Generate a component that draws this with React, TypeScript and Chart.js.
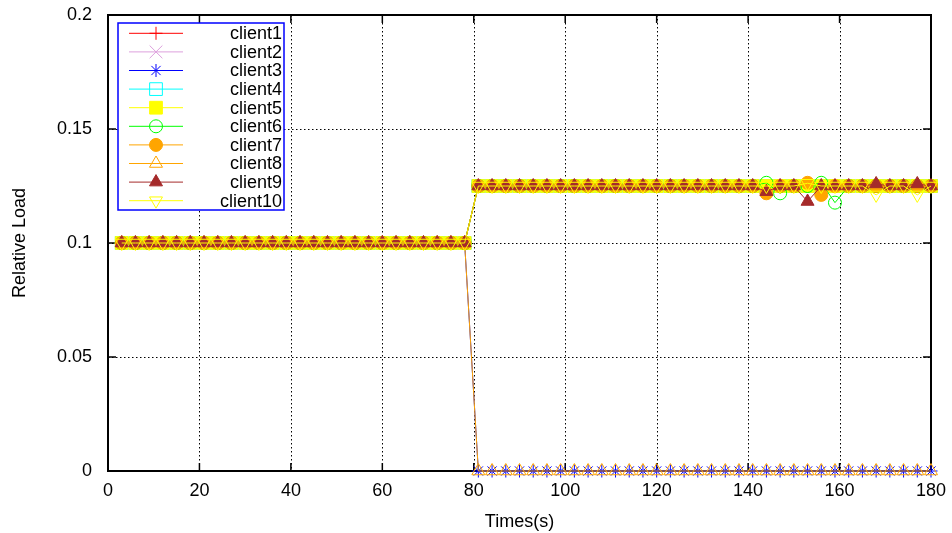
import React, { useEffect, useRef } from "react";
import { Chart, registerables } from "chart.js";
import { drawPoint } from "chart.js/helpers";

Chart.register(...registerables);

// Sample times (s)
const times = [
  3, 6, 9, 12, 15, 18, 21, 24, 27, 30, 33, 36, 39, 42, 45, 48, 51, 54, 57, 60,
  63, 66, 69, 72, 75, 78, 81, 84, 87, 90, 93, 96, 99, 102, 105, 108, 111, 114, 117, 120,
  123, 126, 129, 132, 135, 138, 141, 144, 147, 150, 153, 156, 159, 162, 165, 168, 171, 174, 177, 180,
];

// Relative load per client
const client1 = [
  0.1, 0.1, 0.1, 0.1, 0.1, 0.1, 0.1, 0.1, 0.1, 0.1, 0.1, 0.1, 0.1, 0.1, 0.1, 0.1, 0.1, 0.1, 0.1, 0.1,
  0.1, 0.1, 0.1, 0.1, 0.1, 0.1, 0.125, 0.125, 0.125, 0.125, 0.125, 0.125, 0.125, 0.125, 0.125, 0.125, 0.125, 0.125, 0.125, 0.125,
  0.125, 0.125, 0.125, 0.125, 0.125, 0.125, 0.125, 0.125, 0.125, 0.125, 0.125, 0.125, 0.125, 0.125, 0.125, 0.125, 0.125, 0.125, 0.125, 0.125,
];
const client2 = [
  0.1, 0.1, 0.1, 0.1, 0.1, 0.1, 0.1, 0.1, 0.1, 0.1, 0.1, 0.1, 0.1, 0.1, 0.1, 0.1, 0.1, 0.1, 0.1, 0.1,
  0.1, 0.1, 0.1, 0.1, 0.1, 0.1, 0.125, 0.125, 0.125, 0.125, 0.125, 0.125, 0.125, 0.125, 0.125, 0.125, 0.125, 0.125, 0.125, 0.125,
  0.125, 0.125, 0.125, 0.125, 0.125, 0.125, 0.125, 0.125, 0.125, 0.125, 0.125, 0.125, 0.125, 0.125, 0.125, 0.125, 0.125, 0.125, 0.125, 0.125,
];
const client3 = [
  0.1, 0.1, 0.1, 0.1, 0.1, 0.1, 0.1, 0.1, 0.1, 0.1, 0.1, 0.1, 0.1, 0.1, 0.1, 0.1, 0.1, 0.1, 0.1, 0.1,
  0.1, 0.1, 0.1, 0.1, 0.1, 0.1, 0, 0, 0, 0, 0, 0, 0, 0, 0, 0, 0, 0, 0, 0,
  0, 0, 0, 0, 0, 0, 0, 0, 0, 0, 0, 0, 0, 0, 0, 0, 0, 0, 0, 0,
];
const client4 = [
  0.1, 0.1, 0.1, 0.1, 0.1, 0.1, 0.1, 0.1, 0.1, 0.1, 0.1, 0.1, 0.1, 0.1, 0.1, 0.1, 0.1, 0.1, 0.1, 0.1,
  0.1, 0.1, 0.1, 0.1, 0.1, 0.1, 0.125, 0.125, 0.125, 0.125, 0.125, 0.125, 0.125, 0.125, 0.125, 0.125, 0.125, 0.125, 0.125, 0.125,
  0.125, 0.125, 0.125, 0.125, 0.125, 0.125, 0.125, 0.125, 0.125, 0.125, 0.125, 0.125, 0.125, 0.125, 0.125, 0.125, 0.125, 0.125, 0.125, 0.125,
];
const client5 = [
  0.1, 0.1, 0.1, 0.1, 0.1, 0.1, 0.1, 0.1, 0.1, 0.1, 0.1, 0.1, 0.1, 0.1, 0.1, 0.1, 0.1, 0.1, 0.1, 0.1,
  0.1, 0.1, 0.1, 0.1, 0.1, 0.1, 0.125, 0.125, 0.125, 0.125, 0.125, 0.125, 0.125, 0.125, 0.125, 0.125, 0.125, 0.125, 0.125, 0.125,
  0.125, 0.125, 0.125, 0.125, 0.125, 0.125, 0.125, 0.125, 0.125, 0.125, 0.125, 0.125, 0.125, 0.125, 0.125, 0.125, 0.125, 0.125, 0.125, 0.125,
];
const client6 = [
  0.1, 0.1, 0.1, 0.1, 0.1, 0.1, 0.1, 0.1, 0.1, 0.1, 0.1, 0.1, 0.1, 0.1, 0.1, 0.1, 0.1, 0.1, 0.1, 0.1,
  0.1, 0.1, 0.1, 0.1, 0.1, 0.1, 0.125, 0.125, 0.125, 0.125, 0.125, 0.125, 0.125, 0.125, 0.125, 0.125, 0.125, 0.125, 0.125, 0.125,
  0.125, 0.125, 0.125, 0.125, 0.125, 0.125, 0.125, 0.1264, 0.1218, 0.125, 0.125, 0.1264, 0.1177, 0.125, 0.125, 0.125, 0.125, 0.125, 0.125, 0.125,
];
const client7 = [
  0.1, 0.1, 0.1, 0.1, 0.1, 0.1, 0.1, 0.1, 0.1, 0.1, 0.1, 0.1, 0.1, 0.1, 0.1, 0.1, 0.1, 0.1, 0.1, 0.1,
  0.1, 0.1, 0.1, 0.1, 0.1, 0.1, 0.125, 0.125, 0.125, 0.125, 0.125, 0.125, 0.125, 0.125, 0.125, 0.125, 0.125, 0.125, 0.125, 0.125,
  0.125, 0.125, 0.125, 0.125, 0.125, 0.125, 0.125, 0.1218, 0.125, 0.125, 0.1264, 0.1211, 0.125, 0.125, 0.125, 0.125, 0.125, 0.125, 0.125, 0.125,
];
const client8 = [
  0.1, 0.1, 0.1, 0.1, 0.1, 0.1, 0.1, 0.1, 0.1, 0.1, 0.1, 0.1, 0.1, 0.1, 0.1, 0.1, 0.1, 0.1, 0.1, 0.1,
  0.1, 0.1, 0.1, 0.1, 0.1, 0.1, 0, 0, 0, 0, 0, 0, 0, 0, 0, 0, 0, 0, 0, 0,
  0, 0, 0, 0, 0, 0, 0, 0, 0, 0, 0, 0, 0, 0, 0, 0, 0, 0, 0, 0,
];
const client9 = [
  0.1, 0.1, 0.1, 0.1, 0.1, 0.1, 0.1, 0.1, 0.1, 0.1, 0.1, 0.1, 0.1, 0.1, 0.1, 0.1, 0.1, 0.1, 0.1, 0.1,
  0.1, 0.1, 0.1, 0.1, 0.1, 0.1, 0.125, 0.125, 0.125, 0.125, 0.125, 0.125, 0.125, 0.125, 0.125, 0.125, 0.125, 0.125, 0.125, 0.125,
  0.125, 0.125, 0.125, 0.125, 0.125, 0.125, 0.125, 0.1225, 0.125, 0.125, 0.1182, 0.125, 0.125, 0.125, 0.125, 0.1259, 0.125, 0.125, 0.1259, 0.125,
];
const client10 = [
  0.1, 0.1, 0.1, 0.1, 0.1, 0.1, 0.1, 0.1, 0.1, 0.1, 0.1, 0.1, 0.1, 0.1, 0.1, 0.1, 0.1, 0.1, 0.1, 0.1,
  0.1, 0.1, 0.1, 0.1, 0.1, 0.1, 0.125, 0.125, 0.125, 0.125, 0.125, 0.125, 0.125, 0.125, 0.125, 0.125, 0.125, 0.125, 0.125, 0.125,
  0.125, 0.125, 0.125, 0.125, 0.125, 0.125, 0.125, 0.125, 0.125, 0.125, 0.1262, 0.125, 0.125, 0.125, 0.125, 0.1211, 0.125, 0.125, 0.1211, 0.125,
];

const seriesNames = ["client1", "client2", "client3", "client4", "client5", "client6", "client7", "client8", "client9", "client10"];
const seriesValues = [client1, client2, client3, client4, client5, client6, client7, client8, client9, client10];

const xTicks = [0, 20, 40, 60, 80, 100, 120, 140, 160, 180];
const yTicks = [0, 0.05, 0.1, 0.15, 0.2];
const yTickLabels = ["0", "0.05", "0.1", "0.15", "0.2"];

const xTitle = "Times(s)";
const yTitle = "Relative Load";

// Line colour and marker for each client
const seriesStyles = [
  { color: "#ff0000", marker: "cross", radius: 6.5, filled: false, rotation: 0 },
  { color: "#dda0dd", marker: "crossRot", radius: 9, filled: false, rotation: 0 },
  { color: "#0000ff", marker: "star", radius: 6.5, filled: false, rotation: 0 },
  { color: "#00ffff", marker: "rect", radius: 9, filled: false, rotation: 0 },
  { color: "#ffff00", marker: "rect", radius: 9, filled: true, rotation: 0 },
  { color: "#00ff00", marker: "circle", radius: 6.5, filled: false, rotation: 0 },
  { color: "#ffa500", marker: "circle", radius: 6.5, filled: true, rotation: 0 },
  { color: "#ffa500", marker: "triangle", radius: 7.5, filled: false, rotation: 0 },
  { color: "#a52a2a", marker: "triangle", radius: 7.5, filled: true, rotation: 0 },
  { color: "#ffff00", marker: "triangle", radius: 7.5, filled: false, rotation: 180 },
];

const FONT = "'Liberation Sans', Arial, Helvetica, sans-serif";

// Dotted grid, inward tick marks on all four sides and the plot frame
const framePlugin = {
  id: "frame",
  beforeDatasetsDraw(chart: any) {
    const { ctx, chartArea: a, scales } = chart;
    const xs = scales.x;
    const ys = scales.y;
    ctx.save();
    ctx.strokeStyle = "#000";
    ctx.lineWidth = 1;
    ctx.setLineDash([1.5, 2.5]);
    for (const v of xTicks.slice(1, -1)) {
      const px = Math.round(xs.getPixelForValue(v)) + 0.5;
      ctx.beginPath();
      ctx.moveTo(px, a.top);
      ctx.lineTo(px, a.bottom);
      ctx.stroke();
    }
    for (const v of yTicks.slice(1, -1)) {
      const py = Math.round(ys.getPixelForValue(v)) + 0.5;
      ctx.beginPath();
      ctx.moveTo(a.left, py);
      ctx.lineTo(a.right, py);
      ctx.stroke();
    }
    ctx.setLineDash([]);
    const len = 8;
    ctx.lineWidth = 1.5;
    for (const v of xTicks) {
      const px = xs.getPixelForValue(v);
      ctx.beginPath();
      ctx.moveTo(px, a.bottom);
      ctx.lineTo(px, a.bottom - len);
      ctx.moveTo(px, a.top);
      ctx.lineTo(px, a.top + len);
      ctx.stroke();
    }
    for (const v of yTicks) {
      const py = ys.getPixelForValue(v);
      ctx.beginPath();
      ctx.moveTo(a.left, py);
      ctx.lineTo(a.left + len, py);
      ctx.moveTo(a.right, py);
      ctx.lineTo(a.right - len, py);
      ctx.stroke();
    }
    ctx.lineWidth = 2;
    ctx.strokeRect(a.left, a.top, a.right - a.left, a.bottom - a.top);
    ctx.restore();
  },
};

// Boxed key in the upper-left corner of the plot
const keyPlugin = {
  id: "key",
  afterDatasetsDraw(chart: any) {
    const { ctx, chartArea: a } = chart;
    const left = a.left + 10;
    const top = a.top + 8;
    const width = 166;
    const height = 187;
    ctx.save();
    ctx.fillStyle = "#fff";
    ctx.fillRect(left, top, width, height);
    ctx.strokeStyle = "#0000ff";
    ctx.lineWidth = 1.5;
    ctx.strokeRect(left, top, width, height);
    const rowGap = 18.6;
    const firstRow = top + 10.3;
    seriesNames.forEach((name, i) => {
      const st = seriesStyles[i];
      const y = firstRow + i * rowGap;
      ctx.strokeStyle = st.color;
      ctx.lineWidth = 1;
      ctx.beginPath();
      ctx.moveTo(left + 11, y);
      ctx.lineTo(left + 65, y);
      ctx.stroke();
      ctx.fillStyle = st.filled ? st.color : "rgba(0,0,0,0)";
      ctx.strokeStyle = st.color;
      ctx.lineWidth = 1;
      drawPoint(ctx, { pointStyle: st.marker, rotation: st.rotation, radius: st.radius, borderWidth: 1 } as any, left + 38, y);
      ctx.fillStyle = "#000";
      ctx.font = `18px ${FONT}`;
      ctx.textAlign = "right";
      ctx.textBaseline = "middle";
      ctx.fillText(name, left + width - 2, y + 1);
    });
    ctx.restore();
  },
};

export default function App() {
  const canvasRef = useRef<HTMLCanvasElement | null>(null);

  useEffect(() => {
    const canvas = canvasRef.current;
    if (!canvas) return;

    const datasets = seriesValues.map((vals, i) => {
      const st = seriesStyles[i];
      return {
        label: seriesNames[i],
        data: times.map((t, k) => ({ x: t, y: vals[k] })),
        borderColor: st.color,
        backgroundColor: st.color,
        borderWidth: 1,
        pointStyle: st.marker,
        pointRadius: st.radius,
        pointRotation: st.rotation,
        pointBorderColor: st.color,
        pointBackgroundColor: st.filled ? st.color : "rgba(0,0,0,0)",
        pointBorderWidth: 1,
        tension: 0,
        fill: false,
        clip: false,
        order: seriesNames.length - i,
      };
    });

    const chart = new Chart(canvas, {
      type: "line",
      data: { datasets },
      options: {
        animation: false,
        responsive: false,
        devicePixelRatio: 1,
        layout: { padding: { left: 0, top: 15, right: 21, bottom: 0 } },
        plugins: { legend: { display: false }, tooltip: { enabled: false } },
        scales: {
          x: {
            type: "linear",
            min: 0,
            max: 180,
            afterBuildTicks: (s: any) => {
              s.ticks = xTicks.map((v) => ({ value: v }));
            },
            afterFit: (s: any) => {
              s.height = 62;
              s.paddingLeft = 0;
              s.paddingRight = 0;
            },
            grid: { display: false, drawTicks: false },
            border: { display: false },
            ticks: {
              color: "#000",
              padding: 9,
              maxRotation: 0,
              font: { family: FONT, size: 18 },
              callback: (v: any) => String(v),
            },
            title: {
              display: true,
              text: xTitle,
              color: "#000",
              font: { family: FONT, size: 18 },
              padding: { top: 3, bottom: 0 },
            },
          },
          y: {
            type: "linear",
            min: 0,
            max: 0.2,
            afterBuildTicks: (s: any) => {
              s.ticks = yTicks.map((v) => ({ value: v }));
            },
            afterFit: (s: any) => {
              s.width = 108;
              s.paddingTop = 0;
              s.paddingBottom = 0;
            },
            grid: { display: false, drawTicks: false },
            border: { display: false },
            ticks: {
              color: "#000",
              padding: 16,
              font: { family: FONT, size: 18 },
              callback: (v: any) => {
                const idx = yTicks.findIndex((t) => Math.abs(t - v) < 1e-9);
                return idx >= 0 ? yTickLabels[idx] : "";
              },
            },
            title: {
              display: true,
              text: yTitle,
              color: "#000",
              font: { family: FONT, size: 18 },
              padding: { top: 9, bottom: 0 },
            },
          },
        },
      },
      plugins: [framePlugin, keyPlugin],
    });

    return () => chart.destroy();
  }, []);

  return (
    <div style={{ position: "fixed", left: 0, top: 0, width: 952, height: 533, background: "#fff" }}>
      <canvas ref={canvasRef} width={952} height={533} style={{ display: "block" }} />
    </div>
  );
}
****
Please take the lines from the beginning of the data above through the line holding "Chart.register(...registerables);" and transcribe them exactly, without any pictures.

Generate a component that draws this with React, TypeScript and Chart.js.
import React, { useEffect, useRef } from "react";
import { Chart, registerables } from "chart.js";
import { drawPoint } from "chart.js/helpers";

Chart.register(...registerables);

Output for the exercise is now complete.